В свечном бутике я работала два дня в неделю – а потом вышло так, что я ввязалась в это дело фулл-тайм. Чтобы не сойти с ума, я завела блог на русском языке, куда в режиме репортажа, без рефлексий, записывала интеракции с самыми безумными покупателями. Вот только безумными, кажется, были все. Или, может, я тоже так же себя веду в магазинах?
Параллельно я писала роман «Смерти. net», у меня вышел сборник рассказов, я подрабатывала журналистом, – но в свечном блоге я намеренно не раскрывала свою писательскую идентичность и даже имя. Анонимный блог писательницы из Беларуси, которая вынуждена продавать людям дорогие французские свечи, оказался для меня терапевтичным. Более того – он мигом набрал больше 10 тысяч читателей! Терапевтичным, похоже, он оказался для многих.
Вот он, ключ к терапевтичности – ничего не рефлексируйте. Вы потом поймете, что это было и что вы тогда чувствовали. Просто записывайте всё, как есть.

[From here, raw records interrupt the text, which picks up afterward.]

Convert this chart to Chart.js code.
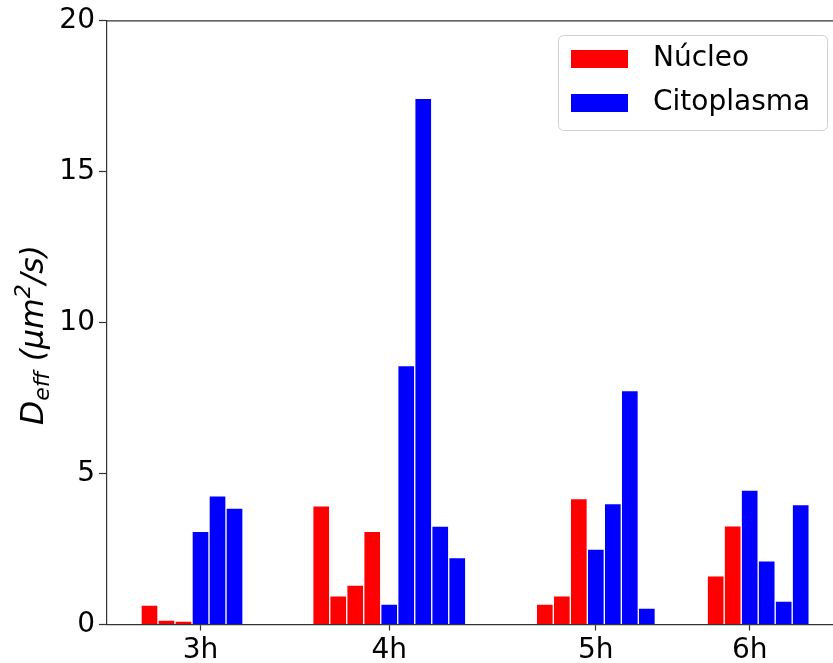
<!DOCTYPE html>
<html>
<head>
<meta charset="utf-8">
<script src="https://cdn.jsdelivr.net/npm/chart.js@4"></script>
<style>
  body { margin: 0; background: #fff; overflow: hidden; }
  #wrap { width: 833px; height: 663px; }
</style>
</head>
<body>
<div id="wrap"><canvas id="deffChart" width="833" height="663"></canvas></div>
<script>
// time points and where each group's first cytoplasm bar sits on the x axis
const groups = ['3h', '4h', '5h', '6h']
const groupPos = [5.5, 16.6, 28.75, 37.8]

// D_eff per cell, one small list per time point
const nucleo = [
  [0.64, 0.15, 0.11],
  [3.93, 0.95, 1.31, 3.09],
  [0.68, 0.95, 4.17],
  [1.61, 3.27]
]
const citoplasma = [
  [3.09, 4.26, 3.86],
  [0.68, 8.58, 17.43, 3.26, 2.22],
  [2.50, 4.01, 7.75, 0.54],
  [4.45, 2.11, 0.78, 3.97]
]

const yTicks = [0, 5, 10, 15, 20]

const font = { family: 'DejaVu Sans', size: 28 }

// nucleus bars go to the left of the group position, cytoplasm from it to the right
const nucleoPts = []
const citoPts = []
groups.forEach((g, i) => {
  const n = nucleo[i]
  n.forEach((v, j) => nucleoPts.push({ x: groupPos[i] - n.length + j, y: v }))
  citoplasma[i].forEach((v, j) => citoPts.push({ x: groupPos[i] + j, y: v }))
})

const barStyle = {
  borderColor: 'rgba(255,255,255,0.9)',
  borderWidth: 1,
  grouped: false,
  barPercentage: 1,
  categoryPercentage: 1
}

// top spine, y title with sub/superscript, legend box
const decorations = {
  id: 'decorations',
  afterDraw(chart) {
    const ctx = chart.ctx
    const area = chart.chartArea
    ctx.save()
    ctx.strokeStyle = '#333'
    ctx.lineWidth = 1.2
    ctx.beginPath()
    ctx.moveTo(area.left, area.top)
    ctx.lineTo(chart.width, area.top)
    ctx.stroke()
    ctx.restore()

    // y axis title: D_eff (μm²/s)
    const big = 31.5
    const small = 22
    const parts = [
      { t: 'D', size: big, dy: 0 },
      { t: 'eff', size: small, dy: 6 },
      { t: ' (μm', size: big, dy: 0 },
      { t: '2', size: small, dy: -13 },
      { t: '/s)', size: big, dy: 0 }
    ]
    ctx.save()
    ctx.translate(43, 425)
    ctx.rotate(-Math.PI / 2)
    ctx.fillStyle = '#000'
    ctx.textBaseline = 'alphabetic'
    let x = 0
    parts.forEach(p => {
      ctx.font = 'italic ' + p.size + 'px "DejaVu Sans"'
      ctx.fillText(p.t, x, p.dy)
      x += ctx.measureText(p.t).width
    })
    ctx.restore()

    // legend
    const bx = 558, by = 35, bw = 269, bh = 95
    ctx.save()
    ctx.fillStyle = 'rgba(255,255,255,0.85)'
    ctx.strokeStyle = '#d0d0d0'
    ctx.lineWidth = 1
    ctx.beginPath()
    ctx.roundRect(bx + 0.5, by + 0.5, bw, bh, 5)
    ctx.fill()
    ctx.stroke()
    ctx.font = font.size + 'px "DejaVu Sans"'
    ctx.textBaseline = 'middle'
    chart.data.datasets.forEach((ds, i) => {
      const y = by + 15 + i * 44
      ctx.fillStyle = ds.backgroundColor
      ctx.fillRect(bx + 13, y, 57, 18)
      ctx.fillStyle = '#000'
      ctx.fillText(ds.label, bx + 95, y + 9)
    })
    ctx.restore()
  }
}

new Chart(document.getElementById('deffChart'), {
  type: 'bar',
  data: {
    datasets: [
      Object.assign({ label: 'Núcleo', data: nucleoPts, backgroundColor: '#ff0000' }, barStyle),
      Object.assign({ label: 'Citoplasma', data: citoPts, backgroundColor: '#0000ff' }, barStyle)
    ]
  },
  options: {
    responsive: false,
    animation: false,
    devicePixelRatio: 1,
    layout: { padding: { top: 20, right: 0, bottom: 0, left: 0 } },
    plugins: {
      legend: { display: false },
      tooltip: { enabled: false }
    },
    scales: {
      x: {
        type: 'linear',
        min: 0,
        max: 42.7,
        offset: false,
        afterBuildTicks: axis => { axis.ticks = groupPos.map(v => ({ value: v })) },
        ticks: {
          autoSkip: false,
          maxRotation: 0,
          padding: 3,
          color: '#000',
          font: font,
          callback: (v, i) => groups[i]
        },
        grid: { drawOnChartArea: false, offset: false, tickLength: 6, tickColor: '#333', tickWidth: 1.2 },
        border: { color: '#333', width: 1.2 },
        afterFit: s => { s.height = 38.5 }
      },
      y: {
        min: 0,
        max: 20,
        afterBuildTicks: axis => { axis.ticks = yTicks.map(v => ({ value: v })) },
        ticks: { color: '#000', font: font, padding: 4 },
        grid: { drawOnChartArea: false, tickLength: 8, tickColor: '#333', tickWidth: 1.2 },
        border: { color: '#333', width: 1.2 },
        afterFit: s => { s.width = 107 }
      }
    }
  },
  plugins: [decorations]
})
</script>
</body>
</html>
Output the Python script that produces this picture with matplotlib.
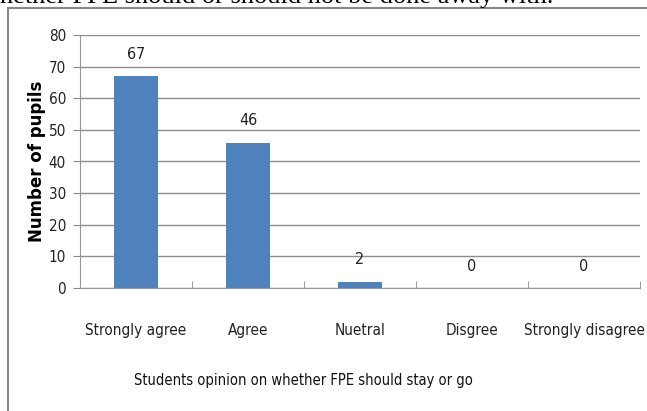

И еще: не бойтесь стать персонажем. Если вы персонаж, с вами случается все, что обычно происходит с персонажами. Буквально как у Владимира Проппа в «Морфологии волшебной сказки»: у вас возникает Арка Персонажа, являются волшебные помощники – звери и птицы. Вам сразу начинает везти! Вокруг вас творятся удивительные события!
А еще персонаж хорош тем, что он неминуемо развивается и проходит через трансформацию – таков закон жанра. Мой персонаж тоже развивался – например, поначалу он вообще не упоминал расу посетителей; потом стал упоминать, но не всегда и не белых; а потом стал упоминать не всегда, но часто белых. Потому что какие дикие вещи, оказывается, порой делают белые люди!
Этот персонаж пережил распад русского языка и, вероятно, был от этого в восторге: можно перевести навязчивое «Does it come with a box?» по всем правилам («Коробочка в комплект входит?», «Свеча продается с коробочкой?»), но оказалось, что перевод «Свеча идет с коробкой?» в разы смешнее и точнее. Я даже стала понимать нью-йоркского хрупкого Лимонова и в честь него придумывать бойкий новояз – вроде шикарного слова «инджоить», которое я случайно услышала однажды на пресловутом Брайтоне. «Славик, ты должен уметь инджоить деньги, – наставлял один мужик другого. – Если их не инджоить, они к тебе и не придут».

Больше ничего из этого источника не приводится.